June 9, 2026

5 thoughts on “Rally Planned In Nairobi Over Migingo

  1. Are you kidding? Punitive, ha? If you are as patriotic as you claim you should know the economics that sustains your country. Uganda is Kenya’s biggest trading partner, not to mention that it is the gateway to your markets in South Sudan, Rwanda, Burundi and Eastern DRC. OK, may be you thought Ugandan customs will clear them while you deny Ugandan goods way. Don’t you think your leadership has weighed all those options, including force. Let’s face it, uganda and kenya’s futures are intertwined and we have to learn to live with each other. Any ‘punishment’ will be felt both sides.

    By the way, there are no Ugandan troops there but police but since your Administrative Police were too terrified to notice, I forgive them. Now just imagine if they encountered the famous UPDF.I pity Gen. Kianga, I really do. That said, as a Ugandan, I think Migingo belongs to Kenya but can’t help enjoying your helplessness.

  2. To Spartan:

    But Museveni, for all his self-proclaimed military prowess, is hardly more than a spoilt bully. He has never defeated a disciplined army. He takes a lot of futile pride in the fact that he scattered away the drunkards and serial robbers that Idi Amin, the Obotes and the Okellos – Lutwa and Tito, misnamed an army. These hoodlums fled at the sound of rocket and mortar fire of the advancing children that Museveni used to install himself into power.

    Hardly four years after the children of Uganda made him President, he was spoiling for a fight with Kenya. It was then that Mzee Moi denied him oxygen. Elsewhere, his fabled NRA almost succumbed to the primitive army of Alice Lakwena, who mobilised an army equipped only with sticks and stones. They believed they were fighting under divine instructions from the Lakwena spirit.

    Lakwena’s army eventually succumbed to Museveni’s gunfire. But this is hardly the kind of thing to thump one’s chest about. In the north, Joseph Kony’s Lord’s Resistance Army goons have given him hell for 23 years.

    It was only in 1998 when Museveni rode on the discipline of Paul Kagame’s RPF to claim a share in the events that overthrew Mobutu Sese Seko from Zaire and installed Laurent Desire Kabila. But it is instructive that once again they defeated an army of drunkards and thugs. When they fell apart, Museveni tried fighting Kagame over DRC’s mineral wealth in the East. That was when he got to know what it is to fight against a disciplined army, even from a small country like Rwanda.

    But it is not worth fighting Museveni over Migingo or anything else. The President of Uganda may like behaving in hostile fashion towards his neighbours, but the people of Uganda are our brothers. And even Museveni rules over them by force, having become a serial rigger of elections. Unfortunately, in order that we may sort him out, it appears necessary to deny our brothers oxygen for a few weeks. Then their man will wake up.

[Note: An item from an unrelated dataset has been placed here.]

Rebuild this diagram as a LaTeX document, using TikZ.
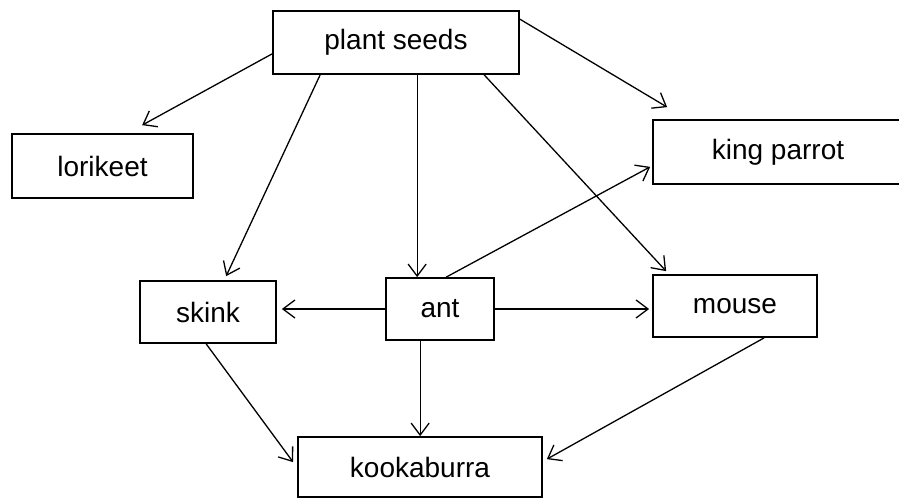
\documentclass[tikz,border=0pt]{standalone}
\usepackage{fontspec}
\setmainfont{Liberation Sans}
\usetikzlibrary{arrows.meta}
\begin{document}
\begin{tikzpicture}[x=1pt,y=-1pt,
  box/.style={draw=black, line width=1.7pt, rectangle, inner sep=0pt,
    font=\fontsize{28}{32}\selectfont},
  arr/.style={draw=black, line width=1.3pt,
    -{Straight Barb[length=12pt,width=18pt,line width=1.3pt]}}]
\useasboundingbox[fill=white] (0,0) rectangle (899,500);

% organisms in the food web
\node[box, minimum width=246pt, minimum height=63pt] (seeds) at (396,42.5) {plant seeds};
\node[box, minimum width=181pt, minimum height=64pt] (lorikeet) at (102.5,166) {lorikeet};
\node[box, minimum width=250pt, minimum height=64pt] (parrot) at (778,152) {king parrot};
\node[box, minimum width=136pt, minimum height=62pt] (skink) at (208,312) {skink};
\node[box, minimum width=108pt, minimum height=62pt] (ant) at (440,309) {ant};
\node[box, minimum width=164pt, minimum height=62pt] (mouse) at (735,306) {mouse};
\node[box, minimum width=244pt, minimum height=60pt] (kook) at (420,467) {kookaburra};

% feeding links
\draw[arr] ([yshift=21pt]seeds.south west) -- ([xshift=131pt,yshift=8pt]lorikeet.north west);
\draw[arr] ([yshift=-9pt]seeds.north east) -- ([xshift=15pt,yshift=12pt]parrot.north west);
\draw[arr] ([xshift=48pt]seeds.south west) -- ([xshift=87pt,yshift=4pt]skink.north west);
\draw[arr] ([xshift=145pt]seeds.south west) -- ([xshift=32pt]ant.north west);
\draw[arr] ([xshift=212pt]seeds.south west) -- ([xshift=14pt,yshift=3pt]mouse.north west);
\draw[arr] ([xshift=61pt]ant.north west) -- ([xshift=-2pt,yshift=18pt]parrot.south west);
\draw[arr, shorten >=5pt] (ant.west) -- (ant.west -| skink.east);
\draw[arr, shorten >=3pt] (ant.east) -- (ant.east -| mouse.west);
\draw[arr] ([xshift=35pt]ant.south west) -- ([xshift=123pt]kook.north west);
\draw[arr] ([xshift=67pt]skink.south west) -- ([xshift=-4pt,yshift=-26pt]kook.north west);
\draw[arr] ([xshift=112pt]mouse.south west) -- ([xshift=4pt,yshift=-23pt]kook.north east);
\end{tikzpicture}
\end{document}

    It is unfortunate that we will also pay a little economic price, as will our other brothers in Rwanda and Burundi. But how else do you deal with a bully who thinks the army is everything? Close the border.

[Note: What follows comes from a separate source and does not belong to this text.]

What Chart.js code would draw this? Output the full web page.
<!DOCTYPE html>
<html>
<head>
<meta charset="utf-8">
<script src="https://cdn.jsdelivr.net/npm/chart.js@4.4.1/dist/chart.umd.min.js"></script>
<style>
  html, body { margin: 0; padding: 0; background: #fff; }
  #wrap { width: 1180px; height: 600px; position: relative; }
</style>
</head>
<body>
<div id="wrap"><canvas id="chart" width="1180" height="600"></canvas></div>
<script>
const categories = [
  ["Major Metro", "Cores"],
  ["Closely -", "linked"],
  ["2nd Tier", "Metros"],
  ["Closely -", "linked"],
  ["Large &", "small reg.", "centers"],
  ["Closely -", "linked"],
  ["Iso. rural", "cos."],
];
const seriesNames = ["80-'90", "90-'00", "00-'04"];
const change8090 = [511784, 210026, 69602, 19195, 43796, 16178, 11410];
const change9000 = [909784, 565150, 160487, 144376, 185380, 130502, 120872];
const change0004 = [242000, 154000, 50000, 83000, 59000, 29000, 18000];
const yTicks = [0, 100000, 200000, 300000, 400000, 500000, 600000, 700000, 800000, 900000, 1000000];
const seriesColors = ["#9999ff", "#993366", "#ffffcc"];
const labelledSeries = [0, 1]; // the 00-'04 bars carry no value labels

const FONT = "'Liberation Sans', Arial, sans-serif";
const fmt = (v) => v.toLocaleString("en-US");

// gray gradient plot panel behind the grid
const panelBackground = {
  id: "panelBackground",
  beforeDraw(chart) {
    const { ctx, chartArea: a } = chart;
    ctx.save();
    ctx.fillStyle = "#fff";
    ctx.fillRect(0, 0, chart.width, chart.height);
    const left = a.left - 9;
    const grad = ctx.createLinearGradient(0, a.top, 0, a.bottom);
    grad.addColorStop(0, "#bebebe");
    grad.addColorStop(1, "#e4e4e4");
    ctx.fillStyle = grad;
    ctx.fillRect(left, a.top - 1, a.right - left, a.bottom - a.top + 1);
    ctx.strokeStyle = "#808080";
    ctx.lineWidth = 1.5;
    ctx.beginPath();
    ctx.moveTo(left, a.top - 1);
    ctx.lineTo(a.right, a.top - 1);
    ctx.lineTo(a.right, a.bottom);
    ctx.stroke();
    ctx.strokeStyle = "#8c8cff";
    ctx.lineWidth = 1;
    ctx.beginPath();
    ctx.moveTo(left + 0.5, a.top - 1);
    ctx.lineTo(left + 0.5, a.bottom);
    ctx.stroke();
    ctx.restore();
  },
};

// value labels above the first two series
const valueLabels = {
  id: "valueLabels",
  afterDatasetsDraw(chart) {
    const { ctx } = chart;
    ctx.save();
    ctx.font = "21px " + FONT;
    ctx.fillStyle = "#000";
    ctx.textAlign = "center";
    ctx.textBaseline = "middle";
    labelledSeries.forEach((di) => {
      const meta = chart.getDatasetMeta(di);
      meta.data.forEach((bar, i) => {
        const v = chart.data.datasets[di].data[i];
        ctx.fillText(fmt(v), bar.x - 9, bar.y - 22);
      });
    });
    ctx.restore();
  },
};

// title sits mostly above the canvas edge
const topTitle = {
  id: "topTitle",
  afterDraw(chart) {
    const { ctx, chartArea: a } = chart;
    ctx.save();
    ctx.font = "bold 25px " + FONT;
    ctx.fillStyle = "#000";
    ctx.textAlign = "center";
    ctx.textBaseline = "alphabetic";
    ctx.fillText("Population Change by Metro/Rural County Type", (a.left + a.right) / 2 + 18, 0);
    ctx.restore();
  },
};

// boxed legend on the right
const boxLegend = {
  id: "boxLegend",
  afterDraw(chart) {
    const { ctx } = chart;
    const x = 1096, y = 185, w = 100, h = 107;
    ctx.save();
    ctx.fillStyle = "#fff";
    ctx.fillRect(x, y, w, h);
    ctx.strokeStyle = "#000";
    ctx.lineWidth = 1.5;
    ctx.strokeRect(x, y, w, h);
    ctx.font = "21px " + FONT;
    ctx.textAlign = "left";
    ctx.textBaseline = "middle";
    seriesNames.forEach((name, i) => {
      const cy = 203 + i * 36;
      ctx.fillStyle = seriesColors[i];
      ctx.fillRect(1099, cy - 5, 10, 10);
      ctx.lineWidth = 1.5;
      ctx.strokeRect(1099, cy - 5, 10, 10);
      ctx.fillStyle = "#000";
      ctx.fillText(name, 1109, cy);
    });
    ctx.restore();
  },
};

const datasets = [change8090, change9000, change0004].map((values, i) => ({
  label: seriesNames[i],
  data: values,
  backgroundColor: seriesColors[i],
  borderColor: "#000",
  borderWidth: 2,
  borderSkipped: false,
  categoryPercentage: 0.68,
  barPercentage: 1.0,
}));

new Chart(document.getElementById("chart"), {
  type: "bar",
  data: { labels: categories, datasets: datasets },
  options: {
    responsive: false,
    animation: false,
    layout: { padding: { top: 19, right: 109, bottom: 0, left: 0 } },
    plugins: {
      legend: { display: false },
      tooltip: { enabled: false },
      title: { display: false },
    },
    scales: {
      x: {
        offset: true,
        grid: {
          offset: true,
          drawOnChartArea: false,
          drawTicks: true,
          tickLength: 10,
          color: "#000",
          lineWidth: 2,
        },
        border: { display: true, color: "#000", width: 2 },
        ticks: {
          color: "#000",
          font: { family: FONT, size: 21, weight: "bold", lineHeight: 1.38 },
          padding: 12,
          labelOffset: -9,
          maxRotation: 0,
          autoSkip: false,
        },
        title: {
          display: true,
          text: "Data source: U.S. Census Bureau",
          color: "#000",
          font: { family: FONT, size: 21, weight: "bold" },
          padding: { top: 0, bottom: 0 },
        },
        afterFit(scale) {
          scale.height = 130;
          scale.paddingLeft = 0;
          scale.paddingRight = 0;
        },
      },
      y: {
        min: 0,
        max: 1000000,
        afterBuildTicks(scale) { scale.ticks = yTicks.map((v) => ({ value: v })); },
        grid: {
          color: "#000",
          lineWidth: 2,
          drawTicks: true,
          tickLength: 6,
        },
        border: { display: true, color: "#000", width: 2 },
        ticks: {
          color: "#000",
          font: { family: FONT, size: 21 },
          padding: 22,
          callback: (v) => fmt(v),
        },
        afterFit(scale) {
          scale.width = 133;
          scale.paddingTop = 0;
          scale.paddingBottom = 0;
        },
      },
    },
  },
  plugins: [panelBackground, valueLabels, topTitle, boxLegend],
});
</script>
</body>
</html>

    http://www.eastandard.net/realestate/InsidePage.php?id=1144011866&cid=4&

  3. President Museveni now admits Migingo belongs to Kenya. We must thank the KIBERA boys who UPROOTED the railway to starve Ugandans by denying them transport for essential goods through Kenya. Meanwhile, our Governmeent has been toothless in this saga. Museveni understands violence, not dialogue.

    By Sylvia Juuko

    PRESIDENT Yoweri Museveni yesterday said Migingo Island is in Kenya, while the water at its western shore is Ugandan territory.

    Speaking at the launch of the Smart Partnership national dialogue at Hotel Africana, Kampala, the President noted that the border demarcations on British documents show that the island is in Kenya while the western shore is in Uganda.

    To solve the increasingly heated discussion over the ownership of the tiny island in Lake Victoria, both countries earlier this month agreed to set up a technical team to demarcate the border.

    They also agreed that Ugandan Police officers would provide security on the island as an interim measure.

    “We need dialogue to get clear solutions to this island in the lake that has excited people,” Museveni remarked yesterday.

    “Colonial borders were made carelessly by Europeans. It is up to us to sort it out not by changing boundaries but transcending them.”

    He said there was need for dialogue to achieve regional integration and find solutions to border disputes such as Migingo.

    http://www.newvision.co.ug/D/8/13/678913

  4. Mijinjo is ours. If Museveni thinks that we are cowards, then let him wait and see us blocking the road to Busia at Ugunja after demonstrations in Nairobi.